En novembre dernier, le Défenseur des droits réclamait « la consolidation des budgets et leur lisibilité » indispensables à la prise en charge de ces mineurs. Jacques Toubon interpellait également le gouvernement sur le fait que « certains jeunes se voient opposer un refus de prise en charge et d’évaluation sans justification » en dépit des obligations de non-refoulement (Lire notre article).
Ce mardi, le chef de l’État a annoncé « des réponses spécifiques dans les prochaines semaines. » Emmanuel Macron a tenu a rappelé qu’un « dispositif d’accueil spécifique a été mis en œuvre pour offrir à tous ceux qui le souhaitent un hébergement digne et un suivi social adapté. Sur l’ensemble de l’année 2017, un peu plus de 2.200 personnes étrangères se déclarant mineures ont été prises en charge à partir de Calais. »
« Protéger les uns » et « raccompagner les autres »
Le président de la République a clarifié quelques points autour du texte de loi Asile-immigration qui devrait être présenté en Conseil des ministres en février. Notre ligne est claire, à chacun nous devons un accueil digne et humain en particulier la mise à l’abri lorsque c’est nécessaire (…) Mais à ceux qui ne sont pas admis, après l’exercice des voies de recours qui leur sont ouvertes, nous devons faire en sorte qu’ils regagnent effectivement leur pays » résume-t-il.
« L’accueil inconditionnel ne veut pas dire l’accueil indifférencié », affirme Emmanuel Macron.
Pour ce qui est des annonces concrètes, le chef de l'État a annoncé la nomination d’un « délégué interministériel à l’accueil et à l’intégration des réfugiés », dès la semaine prochaine. Emmanuel Macron a également assuré que l’État prendrait désormais en charge « l’accès à la nourriture » pour les migrants. Aussi, une « prime exceptionnelle de résultat » sera donnée aux officiers affectés dans le Calaisie en 2018.

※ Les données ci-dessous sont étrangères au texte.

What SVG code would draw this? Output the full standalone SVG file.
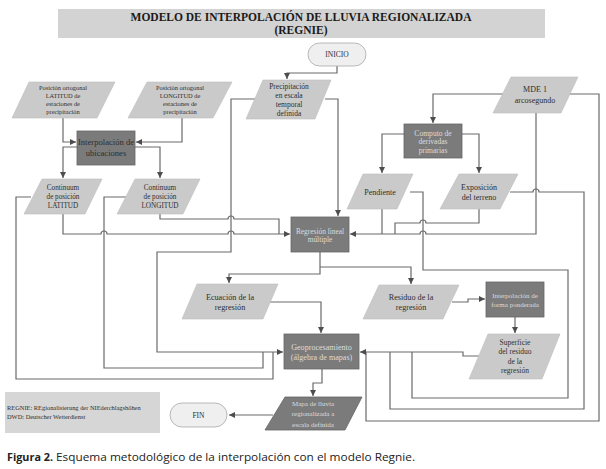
<svg xmlns="http://www.w3.org/2000/svg" width="606" height="469" viewBox="0 0 606 469">
<defs>
<marker id="arr" markerWidth="6" markerHeight="6" refX="6" refY="3" orient="auto" markerUnits="userSpaceOnUse">
<path d="M0,0 L6,3 L0,6 z" fill="#4d4d4d"/>
</marker>
<style>
.bg{fill:#ffffff}
.title{fill:#d3d3d3}
.io{fill:#cacaca;stroke:#bdbdbd;stroke-width:0.6}
.proc{fill:#7b7b7b;stroke:#666;stroke-width:0.8}
.pill{fill:#efefef;stroke:#a8a8a8;stroke-width:0.8}
.leg{fill:#d6d6d6}
.c{fill:none;stroke:#6a6a6a;stroke-width:1.2}
.ca{fill:none;stroke:#6a6a6a;stroke-width:1.2;marker-end:url(#arr)}
text{font-family:"Liberation Serif","Times New Roman",serif;fill:#2e2e2e;text-anchor:middle}
.lt{fill:#dcdcdc}
.tt{font-weight:bold;font-size:11.5px;fill:#1a1a1a}
</style>
</defs>
<rect class="bg" x="0" y="0" width="606" height="469"/>

<g id="title">
<rect class="title" x="58" y="9" width="487" height="29"/>
<text class="tt" x="301" y="21">MODELO DE INTERPOLACIÓN DE LLUVIA REGIONALIZADA</text>
<text class="tt" x="301" y="33.5">(REGNIE)</text>
</g>

<g id="connectors">
<path class="ca" d="M337,66 V73 H287 V79"/>
<path class="ca" d="M325,99 H338 V216"/>
<path class="ca" d="M257,99 H231 V252 H157 V352 H283"/>
<path class="ca" d="M63,118 V142 H76"/>
<path class="ca" d="M182,118 V142 H136"/>
<path class="ca" d="M77,147 H63 V178"/>
<path class="ca" d="M135,147 H160 V178"/>
<path class="ca" d="M63,214 V234 H101 a3,3 0 0 1 6,0 H228 a3,3 0 0 1 6,0 H290"/>
<path class="c" d="M160,214 V219 H228 a3,3 0 0 1 6,0 H279 V234"/>
<path class="c" d="M31,197 H16 V379 H273 V352"/>
<path class="c" d="M126,197 H104 V368 H263 V352"/>
<path class="c" d="M382,209 V234"/>
<path class="c" d="M479,209 V223 H426 a3,3 0 0 0 -6,0 H395 V234"/>
<path class="ca" d="M536,113 V234 H426 a3,3 0 0 0 -6,0 H350"/>
<path class="ca" d="M507,94 H433 V123"/>
<path class="ca" d="M404,134 H382 V173"/>
<path class="ca" d="M462,134 H479 V173"/>
<path class="c" d="M410,192 H423 V270 H568 V398 H412 V352"/>
<path class="c" d="M510,192 H533 a3,3 0 0 1 6,0 H584 V409 H390 V352"/>
<path class="c" d="M569,94 H599 V421 H366 V352"/>
<path class="ca" d="M480,356 H463 V352 H360"/>
<path class="ca" d="M320,252 V274 H229 V283"/>
<path class="ca" d="M320,267 H411 V284"/>
<path class="ca" d="M270,302 H321 V333"/>
<path class="ca" d="M452,302 H468 V299 H485"/>
<path class="ca" d="M515,317 V333"/>
<path class="ca" d="M322,369 V383 H313 V396"/>
<path class="ca" d="M273,415 H229"/>
</g>

<g id="inicio">
<rect class="pill" x="308" y="43" width="58" height="23" rx="11.5"/>
<text x="337" y="57" font-size="7.5">INICIO</text>
</g>

<g id="posLat">
<polygon class="io" points="29,82 115,82 97,118 12,118"/>
<text font-size="6.4" x="63" y="89.5">Posición ortogonal<tspan x="63" dy="8.2">LATITUD de</tspan><tspan x="63" dy="8.2">estaciones de</tspan><tspan x="63" dy="8.2">precipitación</tspan></text>
</g>

<g id="posLong">
<polygon class="io" points="147,82 232,82 213,118 128,118"/>
<text font-size="6.4" x="180" y="89.5">Posición ortogonal<tspan x="180" dy="8.2">LONGITUD de</tspan><tspan x="180" dy="8.2">estaciones de</tspan><tspan x="180" dy="8.2">precipitación</tspan></text>
</g>

<g id="precip">
<polygon class="io" points="263,80 331,80 315,119 246,119"/>
<text font-size="7.5" x="289" y="88.5">Precipitación<tspan x="289" dy="9">en escala</tspan><tspan x="289" dy="9">temporal</tspan><tspan x="289" dy="9">definida</tspan></text>
</g>

<g id="interpUbic">
<rect class="proc" x="77" y="131" width="58" height="34"/>
<text font-size="8.6" x="106" y="145">Interpolación de<tspan x="106" dy="10.5">ubicaciones</tspan></text>
</g>

<g id="contLat">
<polygon class="io" points="42,179 102,179 85,214 24,214"/>
<text font-size="7.2" x="63" y="189.5">Continuum<tspan x="63" dy="9">de posición</tspan><tspan x="63" dy="9">LATITUD</tspan></text>
</g>

<g id="contLong">
<polygon class="io" points="135,179 200,179 183,214 117,214"/>
<text font-size="7.2" x="160" y="189.5">Continuum<tspan x="160" dy="9">de posición</tspan><tspan x="160" dy="9">LONGITUD</tspan></text>
</g>

<g id="mde">
<polygon class="io" points="511,77 578,77 561,113 493,113"/>
<text font-size="8" x="535" y="92">MDE 1<tspan x="535" dy="11">arcosegundo</tspan></text>
</g>

<g id="computo">
<rect class="proc" x="404" y="124" width="58" height="34"/>
<text class="lt" font-size="7.6" x="433" y="135.5">Computo de<tspan x="433" dy="8.7">derivadas</tspan><tspan x="433" dy="8.7">primarias</tspan></text>
</g>

<g id="pendiente">
<polygon class="io" points="363,174 413,174 397,209 347,209"/>
<text font-size="8" x="380" y="194.5">Pendiente</text>
</g>

<g id="exposicion">
<polygon class="io" points="459,174 518,174 500,209 440,209"/>
<text font-size="8" x="479" y="189.5">Exposición<tspan x="479" dy="10">del terreno</tspan></text>
</g>

<g id="regresion">
<rect class="proc" x="291" y="217" width="58" height="35"/>
<text class="lt" font-size="7.4" x="320" y="233.5">Regresión lineal<tspan x="320" dy="8.5">múltiple</tspan></text>
</g>

<g id="ecuacion">
<polygon class="io" points="197,284 278,284 263,319 182,319"/>
<text font-size="8.2" x="230" y="299.5">Ecuación de la<tspan x="230" dy="10">regresión</tspan></text>
</g>

<g id="residuo">
<polygon class="io" points="379,285 459,285 443,319 363,319"/>
<text font-size="8.2" x="411" y="299.5">Residuo de la<tspan x="411" dy="10">regresión</tspan></text>
</g>

<g id="interpPond">
<rect class="proc" x="486" y="282" width="58" height="35"/>
<text class="lt" font-size="7" x="515" y="297.5">Interpolación de<tspan x="515" dy="9">forma ponderada</tspan></text>
</g>

<g id="superficie">
<polygon class="io" points="488,334 560,334 542,379 469,379"/>
<text font-size="7.5" x="515" y="344.5">Superficie<tspan x="515" dy="9.6">del residuo</tspan><tspan x="515" dy="9.6">de la</tspan><tspan x="515" dy="9.6">regresión</tspan></text>
</g>

<g id="geoproc">
<rect class="proc" x="284" y="334" width="75" height="35"/>
<text class="lt" font-size="8.1" x="321.5" y="349.5">Geoprocesamiento<tspan x="321.5" dy="10">(álgebra de mapas)</tspan></text>
</g>

<g id="mapa">
<polygon class="proc" points="285,397 362,397 345,430 265,430"/>
<text class="lt" font-size="7" x="313" y="405.5">Mapa de lluvia<tspan x="313" dy="10.8">regionalizada a</tspan><tspan x="313" dy="10.8">escala definida</tspan></text>
</g>

<g id="fin">
<rect class="pill" x="170" y="403" width="57" height="24" rx="12"/>
<text x="198.5" y="417.5" font-size="7.5">FIN</text>
</g>

<g id="legend">
<rect class="leg" x="5" y="392" width="155" height="41"/>
<text font-size="6.4" x="7" y="410" style="text-anchor:start">REGNIE: REgionalisierung der NIEderchlagshöhen</text>
<text font-size="6.4" x="7" y="418.5" style="text-anchor:start">DWD: Deutscher Wetterdienst</text>
</g>

<g id="caption">
<text x="7" y="461" style="text-anchor:start;font-family:'Open Sans','Liberation Sans',sans-serif;font-weight:bold;fill:#222" font-size="10.5" textLength="46" lengthAdjust="spacingAndGlyphs">Figura 2.</text>
<text x="56" y="461" style="text-anchor:start;font-family:'Open Sans','Liberation Sans',sans-serif;fill:#222" font-size="10.5" textLength="359" lengthAdjust="spacingAndGlyphs">Esquema metodológico de la interpolación con el modelo Regnie.</text>
</g>
</svg>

Le président de la République a terminé son discours en élargissant son propos à la zone européenne. « Nous vivons ici les incompétences, les incohérences de la politique européenne », a-t-il déclaré. Emmanuel Macron appelle à une harmonisation de la politique migratoire dans l’UE, notamment pour ce qui concerne les délais d’examen des demandes de séjour.